Forwards: Messi (Barcelona), Sterling (Manchester City), Son Heung-min (Spurs)
There were plenty of choices here, but Lionel Messi’s ridiculous production – 12 goals and three assists – made him an indisputable pick.
The fact his team failed to reach the semifinals with the most talented roster in Europe is the reason Raheem Sterling is the lone Manchester City representative. They couldn’t be left off altogether, though, and Sterling (five goals, two assists) struck me as the best pick. He was tremendous against Tottenham in a losing effort in Leg 2 of the quarters, scoring twice. In most years, that game would have been the most incredible one of the tournament, but Liverpool and Tottenham had other ideas in the semis.
Sticking with that game, the last spot goes to Son Heung-min, who carried his team time and again – domestically and in Europe – when Harry Kane was unavailable this season.
His goal in Leg 1 of the quarterfinals vs. Manchester City came on one of the best individual efforts of the UCL, and he came up huge again in Leg 2 of that match-up, scoring twice. Though he was quiet in the semis and final, more than one player from the runners-up had to get some recognition here, and Son was Spurs’ Champions League MVP.

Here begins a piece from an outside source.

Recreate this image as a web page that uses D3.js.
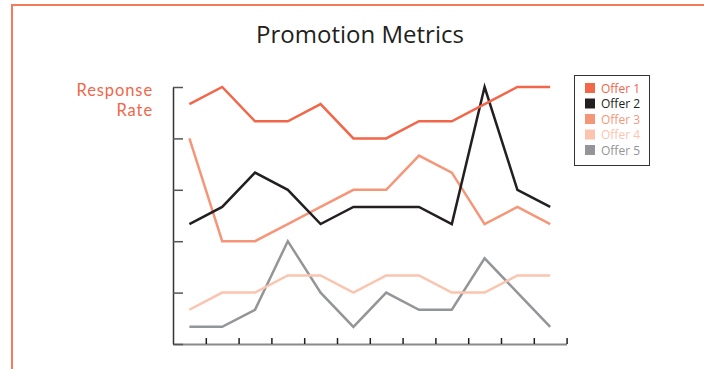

Manager: Mauricio Pochettino (Tottenham)
Though the logical pick might be Jurgen Klopp, I’ll go against the grain and give the nod to Pochettino. It’s hard to imagine any other coach leading his players to the finals considering the obstacles they faced (did I mention they had to knock off Manchester City??) and how shorthanded they were. It’s also hard to blame him for the loss in the final after the way that game played out.
In the end, a tough break in the opening minutes and a significant talent shortage compared to Liverpool denied his team a trophy, but Pochettino nevertheless deserves a ton of credit.